Un amour de la plus belle eau

Avant de disparaître l’été dernier, Solveig Anspach a tenu à achever L’Effet aquatique, un film tendre et drolatique, entre Montreuil et l’Islande.

Christophe Kantcheff  • 29 juin 2016 abonné·es
Un amour de la plus belle eau
© Ex nihilo zik zak filmworks

Solveig Anspach, disparue à 54 ans le 7 août dernier, était une batailleuse. Pour mener à bien ses projets de cinéma, d’abord, dont la singularité signifiait le plus souvent un montage financier difficile – même si elle était aidée en cela par son producteur fidèle, chez Agat films, Patrick Sobelman. Contre la maladie, ensuite, dont elle a repoussé les assauts jusqu’à ses derniers instants pour pouvoir tourner L’Effet aquatique, son film ultime mais non testamentaire.

Avec Back soon (2008) et Queen of Montreuil (2013), L’Effet aquatique forme une trilogie dont la cohérence s’affirme aujourd’hui – chaque œuvre pouvant être vue séparément, même si certains personnages se retrouvent de l’une à l’autre.

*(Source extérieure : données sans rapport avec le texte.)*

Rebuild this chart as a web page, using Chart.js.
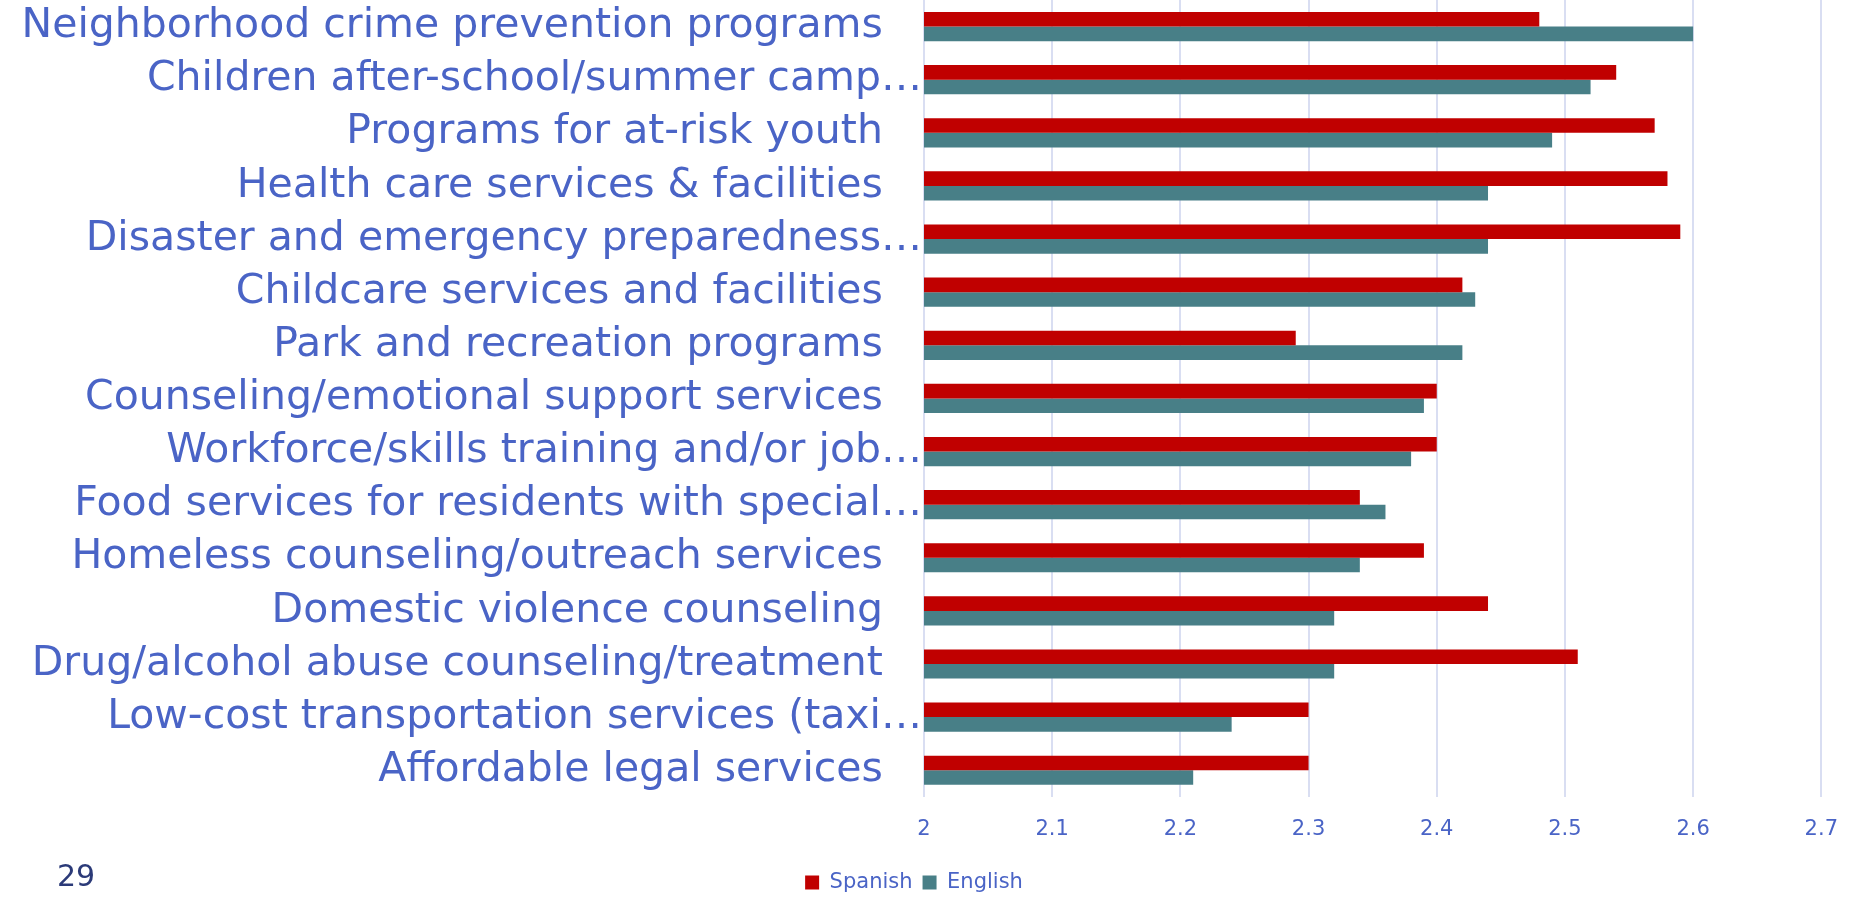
<!DOCTYPE html>
<html>
<head>
    <title>Services ranking</title>
    <script src="https://cdn.jsdelivr.net/npm/chart.js"></script>
    <style>
        body { margin: 0; background: #fff; }
        #wrap { position: relative; width: 1858px; height: 897px; }
        #pageNum { position: absolute; left: 57px; top: 858px; font: 30px "DejaVu Sans", sans-serif; color: #2B3A78; }
    </style>
</head>
<body>
    <div id="wrap">
        <canvas id="barChart" width="1858" height="897"></canvas>
        <div id="pageNum">29</div>
    </div>

    <script>
        // 类别（从上到下）
        const categories = [
            'Neighborhood crime prevention programs   ',
            'Children after-school/summer camp…',
            'Programs for at-risk youth   ',
            'Health care services & facilities   ',
            'Disaster and emergency preparedness…',
            'Childcare services and facilities   ',
            'Park and recreation programs   ',
            'Counseling/emotional support services   ',
            'Workforce/skills training and/or job…',
            'Food services for residents with special…',
            'Homeless counseling/outreach services   ',
            'Domestic violence counseling   ',
            'Drug/alcohol abuse counseling/treatment   ',
            'Low-cost transportation services (taxi…',
            'Affordable legal services   '
        ];

        const spanishValues = [2.48, 2.54, 2.57, 2.58, 2.59, 2.42, 2.29, 2.40, 2.40, 2.34, 2.39, 2.44, 2.51, 2.30, 2.30];
        const englishValues = [2.60, 2.52, 2.49, 2.44, 2.44, 2.43, 2.42, 2.39, 2.38, 2.36, 2.34, 2.32, 2.32, 2.24, 2.21];

        const axisMin = 2;
        const axisMax = 2.7;
        const axisStep = 0.1;

        const labelColor = '#4A64C6';
        const font = '"DejaVu Sans", sans-serif';

        const ctx = document.getElementById('barChart').getContext('2d');
        const barChart = new Chart(ctx, {
            type: 'bar',
            data: {
                labels: categories,
                datasets: [{
                    label: 'Spanish',
                    data: spanishValues,
                    backgroundColor: '#C00000',
                    categoryPercentage: 0.55,
                    barPercentage: 1.0
                }, {
                    label: 'English',
                    data: englishValues,
                    backgroundColor: '#487F87',
                    categoryPercentage: 0.55,
                    barPercentage: 1.0
                }]
            },
            options: {
                indexAxis: 'y',
                responsive: false,
                animation: false,
                layout: { padding: { top: 0, right: 30, bottom: -6, left: 0 } },
                plugins: {
                    tooltip: { enabled: false },
                    legend: {
                        position: 'bottom',
                        labels: {
                            boxWidth: 14,
                            boxHeight: 14,
                            color: labelColor,
                            font: { family: font, size: 21 },
                            padding: 10
                        }
                    }
                },
                scales: {
                    x: {
                        min: axisMin,
                        max: axisMax,
                        ticks: {
                            stepSize: axisStep,
                            color: labelColor,
                            font: { family: font, size: 21 },
                            padding: 20,
                            callback: v => Number(v.toFixed(1)).toString()
                        },
                        grid: { color: '#D9DEF2', lineWidth: 2, drawTicks: false },
                        border: { display: false }
                    },
                    y: {
                        ticks: {
                            color: labelColor,
                            font: { family: font, size: 41 },
                            padding: -6,
                            autoSkip: false
                        },
                        grid: { display: false },
                        border: { color: '#D9DEF2', width: 2 },
                        afterFit: scale => {
                            scale.width = 924;
                            scale.paddingTop = 0;
                            scale.paddingBottom = 0;
                        }
                    }
                }
            }
        });
    </script>
</body>
</html>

Un état d’esprit la domine : la légèreté. Non que Solveig -Anspach se soit privée d’aborder des questions sérieuses. L’altérité, la confiance dans la parole donnée, les relations hommes-femmes sont au cœur de L’Effet aquatique. D’une certaine façon, on peut même dire que tous ses films sont féministes, au sens où ils ont non seulement une femme comme personnage principal, mais où celle-ci est vue dans ses fragilités autant que dans ses luttes, intimes ou politiques, que ce soit dans Haut les cœurs !, Louise Michel ou Lulu femme nue. Et c’est encore le cas avec Agathe (Florence Loiret-Caille, toujours impeccable), dans L’Effet aquatique, qui semble fuir une peur qu’elle a en elle-même mais sait aussi bien se défendre.

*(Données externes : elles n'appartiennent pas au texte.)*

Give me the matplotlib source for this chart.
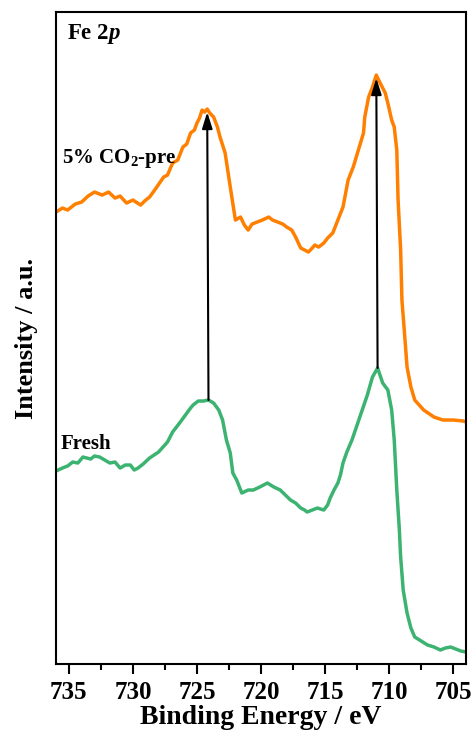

En outre, ici, parce que le début du film se déroule dans une piscine – la piscine Maurice-Thorez, à Montreuil (Seine-Saint-Denis) –, Solveig Anspach s’est amusée à retourner tous les clichés de la domination masculine, ce qui donne lieu à des scènes hilarantes. Que ce soit la maître-nageuse obsédée sexuelle (Olivia Côte), qui lorgne les maillots de bain « moule-bites », ou la séquence d’autocritique du responsable de la piscine (Philippe Rebbot), alors qu’il y a amené nuitamment deux filles dont l’une a failli se noyer, face à une direction qui ne rigole pas, composée de trois femmes (dont Solveig Anspach en personne).

Il y a aussi une très grande douceur dans L’Effet aquatique, qui passe en particulier par Samir, le grutier rêveur un peu maladroit, amoureux fou d’Agathe. Dans ce rôle, Samir Guesmi est formidable, déployant un talent comique à la Jacques Tati, à la différence que ce ne sont pas les objets qui entraînent son personnage dans des situations délicates, mais son sentiment pour Agathe. Comme dans ce congrès des maîtres-nageurs qui se déroule en Islande, où Samir se fait passer pour un représentant israélien afin de pouvoir suivre Agathe, et où celle-ci, fâchée, l’oblige à -improviser un discours. Sa trouvaille du –« together project », qui consiste à construire une piscine avec les Palestiniens – autrement dit et en interprétant un peu : tout le monde se retrouvera ensemble dans le même bain –, est d’une impayable drôlerie, que la cinéaste glisse ici comme un malicieux clin d’œil.

L’Effet aquatique réunit -l’Islande et Montreuil, les deux ports d’attache de Solveig Anspach. Cette fois-ci, ce sont les Français (Agathe et Samir) qui se rendent dans le pays des elfes et des trolls, où ils rejoignent Anna (Didda Jónsdóttir), qui elle-même avait débarqué en France dans Queen of Montreuil. Si les deux endroits ne se ressemblent pas, la cinéaste les filme avec le même attachement – les images de l’Islande sont magnifiques, celles de la piscine Maurice-Thorez aussi. L’eau en est l’élément commun, ce filtre qui relie les êtres quand ils sont plongés dedans, et dans lequel Agathe et Samir s’apprivoisent.

L’Effet aquatique est ainsi un superbe titre pour un très joli film, qui révèle finalement une certaine vision du monde, tendre et apaisée. C’est un beau cadeau que Solveig Anspach a tenu à nous laisser.